Our realities don't overlap, but I enjoyed the debate nonetheless.
I most certainly did.
I'm not "defining" anything. I am stating a fact: there is no absolute, objective "right" and "wrong" policy because that depends on moral values. So you need to define your moral values before you engage in policy arguments.
I am not "defining" correctness, I am reminding you who decides correctness in our society.
I have no idea what your view of the utility of drug legalization is. That's the problem: you assume that everybody has the same utility function as you.
I didn't "define" what you read, I stated a fact: by definition, the articles and books you read were written by intellectuals and academics.
You don't live in reality. You live in progressive fantasy land.

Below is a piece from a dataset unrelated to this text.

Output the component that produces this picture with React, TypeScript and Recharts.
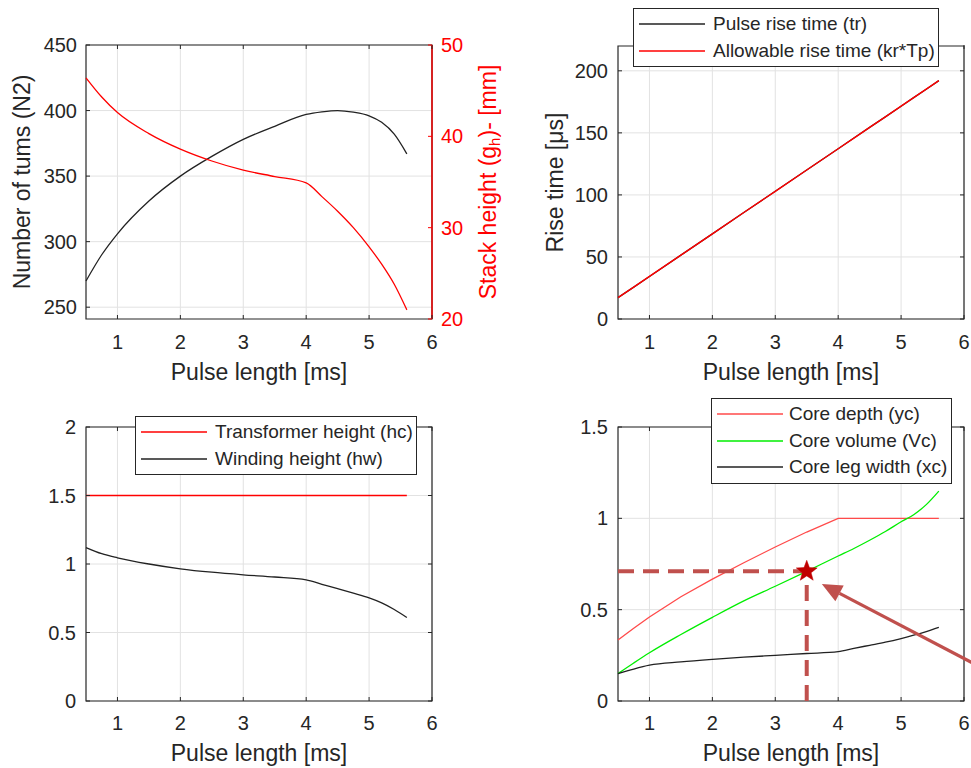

And we didn't have a debate. Having a debate with someone requires that the other person can at least distinguish definitions, premises, facts, and inferences. You are obviously incapable of that.
You're hilarious. I hope it's intentional. You had me going.
You’re a fool, Quicktown.
Real libertarians favor prohibition.
Real libertarians don't make progressive arguments against prohibition.
Real libertarians say "legalizing drugs is a matter of individual liberty; I don't care whether it increases crime or leads to more drug deaths".
I disagree, but I understand your point. So granting your definition of libertarianism: Can't a real libertarian try to convince others why their ideas are superior and should be enacted without limiting themselves to the individual liberty argument?
If you don't agree on a set of values, how are you going to define utility?
I mean, even when it comes to drug legalization, the libertarian position is that you should be free to take drugs and you should face the consequences yourself and at most have to rely on charity.
The progressive position on drug legalization is that you should be free to take drugs, but that drug use should be heavily taxed in order to discourage it, and that there should be huge government support and healthcare systems to deal with the consequences of drug use.
When an actual libertarian and a progressive talk about "drug legalization", they don't even talk about the same thing.
I see. So libertarians don't care what effects our policies have on humanity. Why did we become libertarians, then?
That is correct. Real libertarians don't think in terms of collectivist concepts like "effect on humanity", they think in terms of individual liberties, personal responsibility, and personal consequences.
Who is this "we" you are speaking of? I don't think you are a libertarian.
You might be finally reaching the point where you leave libertarianism, as I did, because of the very question you ask.
Any that’s why you now favor progressive policies like drug legalization combined with a huge social welfare state. That’s for admitting it, right?
Nope.
once again the proper wheels are not being greased.
The “gifting” shops had no reason to grease palms to stay in business, so of course the bureaucracy has to get involved to keep the cash flowing.
RE racial breakdown of Washington State pot shop ownership:
The article says blacks own about 4% of WA pot shops.
The 2020 census says about 3.6% of the WA population is black.
That looks pretty equitable if one cares about such things.
Um, you know Washington D.C. and Washington state are different places, right?
"Nine years ago, the city passed Initiative 71, making it legal to possess up to two ounces of marijuana for personal use."
But where do you get your 2 ounces legally?
Diana Alvarez's son always wanted to go to college. After seeing how expensive it was to send him to college, she started working in a smoke shop to support her family. A month later, she bought the store and began offering cannabis to her clients to help pay for her son's tuition. The Lit City Smoke Shop was then born.
How heartwarming. That's just like how Joaquín "El Chapo" Guzmán sold drugs to make a better life for his eleven children!
Any store can get into the business of gifting weed—no license required— making D.C. home to one of the most vibrant cannabis markets in the country. Gifting shops also happen to be majority black- and Latino-owned.
Mass legal distribution of drugs among blacks and Hispanics is sure to make them into more productive segments of society.